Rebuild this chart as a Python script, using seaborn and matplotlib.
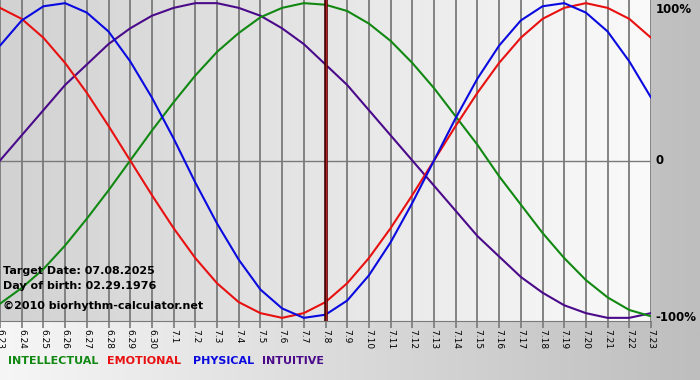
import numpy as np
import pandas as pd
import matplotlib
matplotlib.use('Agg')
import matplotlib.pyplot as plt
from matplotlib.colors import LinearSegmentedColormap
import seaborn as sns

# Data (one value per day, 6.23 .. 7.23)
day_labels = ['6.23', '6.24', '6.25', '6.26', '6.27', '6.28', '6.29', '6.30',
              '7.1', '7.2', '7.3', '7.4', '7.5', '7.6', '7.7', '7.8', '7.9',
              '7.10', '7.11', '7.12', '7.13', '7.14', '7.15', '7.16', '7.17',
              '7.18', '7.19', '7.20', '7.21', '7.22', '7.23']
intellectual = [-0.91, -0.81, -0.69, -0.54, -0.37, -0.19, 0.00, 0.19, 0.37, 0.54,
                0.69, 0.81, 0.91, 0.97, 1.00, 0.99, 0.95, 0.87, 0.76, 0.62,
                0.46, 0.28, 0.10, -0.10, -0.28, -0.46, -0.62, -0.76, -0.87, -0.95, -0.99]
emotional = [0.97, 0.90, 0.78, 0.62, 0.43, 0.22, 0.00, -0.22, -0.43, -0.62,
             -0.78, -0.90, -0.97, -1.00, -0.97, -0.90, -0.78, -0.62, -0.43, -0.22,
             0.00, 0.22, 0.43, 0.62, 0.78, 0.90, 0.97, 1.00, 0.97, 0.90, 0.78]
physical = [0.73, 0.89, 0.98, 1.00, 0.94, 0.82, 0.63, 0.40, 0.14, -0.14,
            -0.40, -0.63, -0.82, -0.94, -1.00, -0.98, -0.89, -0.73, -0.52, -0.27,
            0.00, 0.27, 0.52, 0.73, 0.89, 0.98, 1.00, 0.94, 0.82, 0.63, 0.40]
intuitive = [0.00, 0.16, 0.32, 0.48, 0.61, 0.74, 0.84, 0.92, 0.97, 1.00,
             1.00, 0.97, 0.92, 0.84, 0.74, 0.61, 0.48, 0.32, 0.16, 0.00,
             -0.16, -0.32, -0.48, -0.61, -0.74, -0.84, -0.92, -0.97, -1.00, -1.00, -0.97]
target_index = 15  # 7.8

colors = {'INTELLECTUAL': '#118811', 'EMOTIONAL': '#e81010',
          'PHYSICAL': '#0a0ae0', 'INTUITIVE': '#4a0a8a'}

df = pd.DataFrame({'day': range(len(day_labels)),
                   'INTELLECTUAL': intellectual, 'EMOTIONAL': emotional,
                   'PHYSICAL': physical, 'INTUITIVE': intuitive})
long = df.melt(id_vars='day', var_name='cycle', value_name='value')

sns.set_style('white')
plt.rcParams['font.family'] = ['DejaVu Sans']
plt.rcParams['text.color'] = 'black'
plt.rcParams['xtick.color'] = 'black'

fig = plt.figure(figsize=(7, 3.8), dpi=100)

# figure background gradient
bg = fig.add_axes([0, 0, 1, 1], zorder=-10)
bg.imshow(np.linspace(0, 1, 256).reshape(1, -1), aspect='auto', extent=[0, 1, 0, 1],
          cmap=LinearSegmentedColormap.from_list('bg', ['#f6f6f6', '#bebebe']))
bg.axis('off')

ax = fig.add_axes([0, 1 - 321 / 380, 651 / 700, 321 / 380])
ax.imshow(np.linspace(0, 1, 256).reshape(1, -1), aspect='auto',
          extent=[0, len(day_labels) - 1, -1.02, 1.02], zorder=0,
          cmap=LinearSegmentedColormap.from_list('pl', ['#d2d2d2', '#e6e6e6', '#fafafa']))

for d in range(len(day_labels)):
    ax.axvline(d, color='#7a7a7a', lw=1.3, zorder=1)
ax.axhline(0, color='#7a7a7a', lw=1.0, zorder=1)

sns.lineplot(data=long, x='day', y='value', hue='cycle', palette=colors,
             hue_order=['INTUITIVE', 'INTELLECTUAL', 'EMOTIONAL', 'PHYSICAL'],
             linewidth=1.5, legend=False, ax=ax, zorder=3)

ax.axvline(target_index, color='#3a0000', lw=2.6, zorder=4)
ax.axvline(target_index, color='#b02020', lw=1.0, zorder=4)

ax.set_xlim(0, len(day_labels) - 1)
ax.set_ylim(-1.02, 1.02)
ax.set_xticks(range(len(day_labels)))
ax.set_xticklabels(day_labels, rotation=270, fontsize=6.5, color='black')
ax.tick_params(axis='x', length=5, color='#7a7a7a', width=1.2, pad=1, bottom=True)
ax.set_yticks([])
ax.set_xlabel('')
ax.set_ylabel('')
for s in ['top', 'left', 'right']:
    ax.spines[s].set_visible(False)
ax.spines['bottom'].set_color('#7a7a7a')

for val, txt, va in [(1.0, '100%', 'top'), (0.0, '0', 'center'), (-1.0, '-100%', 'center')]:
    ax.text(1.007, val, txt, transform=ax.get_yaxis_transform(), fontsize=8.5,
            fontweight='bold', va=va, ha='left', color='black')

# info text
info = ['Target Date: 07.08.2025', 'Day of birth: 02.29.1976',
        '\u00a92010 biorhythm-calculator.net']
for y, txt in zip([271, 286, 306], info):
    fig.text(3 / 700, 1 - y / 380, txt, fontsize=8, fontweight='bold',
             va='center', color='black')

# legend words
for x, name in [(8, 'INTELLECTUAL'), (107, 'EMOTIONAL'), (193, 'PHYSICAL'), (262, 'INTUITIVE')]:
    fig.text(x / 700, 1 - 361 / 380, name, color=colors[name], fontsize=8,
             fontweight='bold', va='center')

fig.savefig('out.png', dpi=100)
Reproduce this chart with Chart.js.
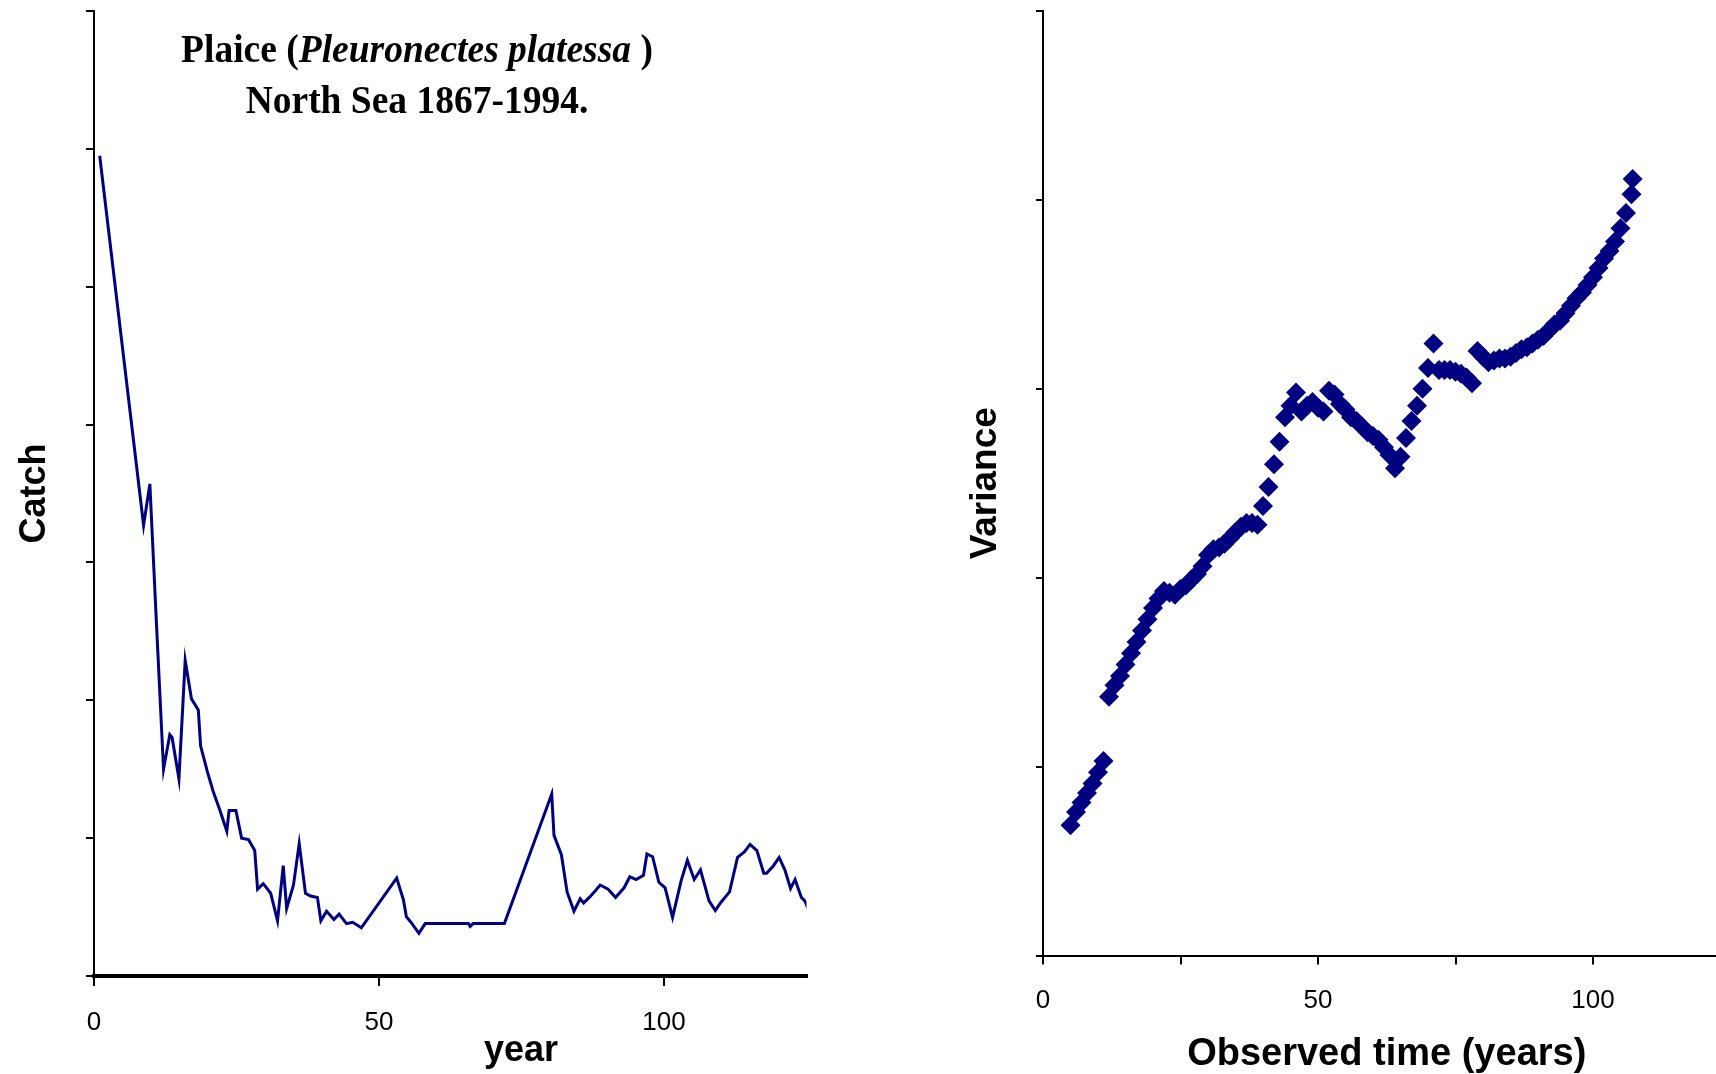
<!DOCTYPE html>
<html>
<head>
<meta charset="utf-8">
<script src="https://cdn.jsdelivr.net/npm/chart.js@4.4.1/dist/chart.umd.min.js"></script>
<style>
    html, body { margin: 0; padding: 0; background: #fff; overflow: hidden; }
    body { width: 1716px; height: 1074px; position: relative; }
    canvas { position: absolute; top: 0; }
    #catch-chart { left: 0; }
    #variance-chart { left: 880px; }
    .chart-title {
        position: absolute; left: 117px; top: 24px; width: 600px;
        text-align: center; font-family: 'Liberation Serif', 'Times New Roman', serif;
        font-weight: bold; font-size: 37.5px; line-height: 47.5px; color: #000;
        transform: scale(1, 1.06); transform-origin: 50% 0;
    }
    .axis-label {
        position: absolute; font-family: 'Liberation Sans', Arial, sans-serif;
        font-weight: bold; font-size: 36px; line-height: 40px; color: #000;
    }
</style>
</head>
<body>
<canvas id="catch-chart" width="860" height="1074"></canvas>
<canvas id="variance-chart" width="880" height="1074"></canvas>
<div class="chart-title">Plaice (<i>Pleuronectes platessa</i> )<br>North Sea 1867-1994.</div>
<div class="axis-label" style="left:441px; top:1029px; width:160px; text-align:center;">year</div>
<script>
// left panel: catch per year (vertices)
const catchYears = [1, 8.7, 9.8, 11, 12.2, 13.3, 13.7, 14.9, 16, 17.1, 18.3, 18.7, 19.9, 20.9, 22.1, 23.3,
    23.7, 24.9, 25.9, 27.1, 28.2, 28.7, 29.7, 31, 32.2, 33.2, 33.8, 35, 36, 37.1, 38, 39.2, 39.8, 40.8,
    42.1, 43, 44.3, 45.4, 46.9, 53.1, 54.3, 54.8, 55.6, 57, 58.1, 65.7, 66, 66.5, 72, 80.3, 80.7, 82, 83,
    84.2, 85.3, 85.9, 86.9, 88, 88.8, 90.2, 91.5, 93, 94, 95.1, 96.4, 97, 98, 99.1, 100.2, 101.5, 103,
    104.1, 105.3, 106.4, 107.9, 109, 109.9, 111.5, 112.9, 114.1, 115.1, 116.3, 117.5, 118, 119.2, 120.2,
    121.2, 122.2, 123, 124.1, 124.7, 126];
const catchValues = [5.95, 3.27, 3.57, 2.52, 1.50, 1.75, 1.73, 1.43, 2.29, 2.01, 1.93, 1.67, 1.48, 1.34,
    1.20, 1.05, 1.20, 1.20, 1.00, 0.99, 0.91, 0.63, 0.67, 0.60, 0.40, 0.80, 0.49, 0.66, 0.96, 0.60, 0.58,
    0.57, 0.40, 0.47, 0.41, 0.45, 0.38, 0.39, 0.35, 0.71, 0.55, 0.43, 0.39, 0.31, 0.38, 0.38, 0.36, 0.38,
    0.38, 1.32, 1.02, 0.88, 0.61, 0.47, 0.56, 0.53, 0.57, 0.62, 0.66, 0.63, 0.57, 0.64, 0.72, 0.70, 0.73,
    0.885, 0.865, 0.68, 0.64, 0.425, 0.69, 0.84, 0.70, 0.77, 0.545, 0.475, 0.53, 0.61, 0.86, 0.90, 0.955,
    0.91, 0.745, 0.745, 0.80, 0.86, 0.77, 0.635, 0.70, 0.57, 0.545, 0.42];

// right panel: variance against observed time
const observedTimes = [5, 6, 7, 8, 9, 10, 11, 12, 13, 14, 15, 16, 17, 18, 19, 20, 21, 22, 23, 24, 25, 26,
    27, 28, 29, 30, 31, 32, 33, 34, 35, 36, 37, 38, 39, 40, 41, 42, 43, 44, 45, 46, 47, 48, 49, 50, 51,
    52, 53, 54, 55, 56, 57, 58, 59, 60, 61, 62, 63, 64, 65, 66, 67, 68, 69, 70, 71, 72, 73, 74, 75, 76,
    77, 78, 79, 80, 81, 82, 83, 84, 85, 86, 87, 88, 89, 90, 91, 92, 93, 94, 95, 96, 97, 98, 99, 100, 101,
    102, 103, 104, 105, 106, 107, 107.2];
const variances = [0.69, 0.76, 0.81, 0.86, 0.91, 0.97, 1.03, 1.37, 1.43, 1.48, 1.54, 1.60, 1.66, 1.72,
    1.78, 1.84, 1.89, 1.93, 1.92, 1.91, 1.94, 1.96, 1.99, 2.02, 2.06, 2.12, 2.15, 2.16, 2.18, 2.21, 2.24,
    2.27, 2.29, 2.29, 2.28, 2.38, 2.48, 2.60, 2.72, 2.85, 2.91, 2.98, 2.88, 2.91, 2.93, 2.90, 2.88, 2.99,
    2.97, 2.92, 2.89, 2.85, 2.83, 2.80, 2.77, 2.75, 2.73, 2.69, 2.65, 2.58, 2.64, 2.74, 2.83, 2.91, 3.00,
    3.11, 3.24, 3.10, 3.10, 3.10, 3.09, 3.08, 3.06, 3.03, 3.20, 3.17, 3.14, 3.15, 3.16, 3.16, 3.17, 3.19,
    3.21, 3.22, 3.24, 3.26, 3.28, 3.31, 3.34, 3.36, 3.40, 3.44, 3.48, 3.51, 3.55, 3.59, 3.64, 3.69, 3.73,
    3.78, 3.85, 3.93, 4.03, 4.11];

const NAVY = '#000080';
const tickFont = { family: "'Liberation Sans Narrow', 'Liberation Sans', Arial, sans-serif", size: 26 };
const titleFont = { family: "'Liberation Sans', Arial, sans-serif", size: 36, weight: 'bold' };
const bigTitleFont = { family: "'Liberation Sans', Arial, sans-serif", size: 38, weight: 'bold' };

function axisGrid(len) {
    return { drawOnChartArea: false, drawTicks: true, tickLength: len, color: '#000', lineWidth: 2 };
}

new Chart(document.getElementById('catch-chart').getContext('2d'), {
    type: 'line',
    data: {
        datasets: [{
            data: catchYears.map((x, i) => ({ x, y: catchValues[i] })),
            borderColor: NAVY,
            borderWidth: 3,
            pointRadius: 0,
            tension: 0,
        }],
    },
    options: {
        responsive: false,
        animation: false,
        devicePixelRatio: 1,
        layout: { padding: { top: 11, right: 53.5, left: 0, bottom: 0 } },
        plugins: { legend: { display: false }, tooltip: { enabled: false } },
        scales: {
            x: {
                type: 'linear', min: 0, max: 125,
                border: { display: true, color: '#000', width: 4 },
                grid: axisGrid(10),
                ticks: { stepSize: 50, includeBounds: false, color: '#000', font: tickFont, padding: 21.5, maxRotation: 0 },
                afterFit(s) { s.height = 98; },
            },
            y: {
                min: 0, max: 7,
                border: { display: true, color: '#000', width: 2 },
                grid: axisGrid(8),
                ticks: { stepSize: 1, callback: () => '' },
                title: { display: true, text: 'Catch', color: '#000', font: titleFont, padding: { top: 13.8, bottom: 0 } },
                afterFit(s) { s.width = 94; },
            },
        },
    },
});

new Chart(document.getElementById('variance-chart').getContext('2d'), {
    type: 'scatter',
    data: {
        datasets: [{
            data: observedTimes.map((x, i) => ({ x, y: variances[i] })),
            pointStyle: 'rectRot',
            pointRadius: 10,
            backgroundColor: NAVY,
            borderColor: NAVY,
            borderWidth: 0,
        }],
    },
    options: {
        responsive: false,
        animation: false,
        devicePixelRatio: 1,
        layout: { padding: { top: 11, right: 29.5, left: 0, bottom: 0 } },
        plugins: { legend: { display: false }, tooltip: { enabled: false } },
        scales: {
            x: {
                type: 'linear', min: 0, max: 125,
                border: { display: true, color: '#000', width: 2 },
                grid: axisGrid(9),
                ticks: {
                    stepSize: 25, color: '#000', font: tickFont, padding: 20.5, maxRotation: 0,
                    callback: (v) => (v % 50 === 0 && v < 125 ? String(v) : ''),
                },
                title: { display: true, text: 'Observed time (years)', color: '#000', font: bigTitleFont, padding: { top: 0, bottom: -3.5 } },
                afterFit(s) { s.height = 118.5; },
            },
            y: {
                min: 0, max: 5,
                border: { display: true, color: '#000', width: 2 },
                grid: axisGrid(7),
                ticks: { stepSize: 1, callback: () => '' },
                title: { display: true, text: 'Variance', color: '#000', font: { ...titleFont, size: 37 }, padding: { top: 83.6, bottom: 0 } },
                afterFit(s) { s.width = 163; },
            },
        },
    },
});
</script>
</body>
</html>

Your instructions ->
Transcribe the opening line of the listing above, please, and every line after it through the line with "import seaborn as sns", word for word, without pictures.

Full solution ->
Rebuild this chart as a Python script, using seaborn and matplotlib.
import numpy as np
import pandas as pd
import matplotlib
matplotlib.use('Agg')
import matplotlib.pyplot as plt
from matplotlib.colors import LinearSegmentedColormap
import seaborn as sns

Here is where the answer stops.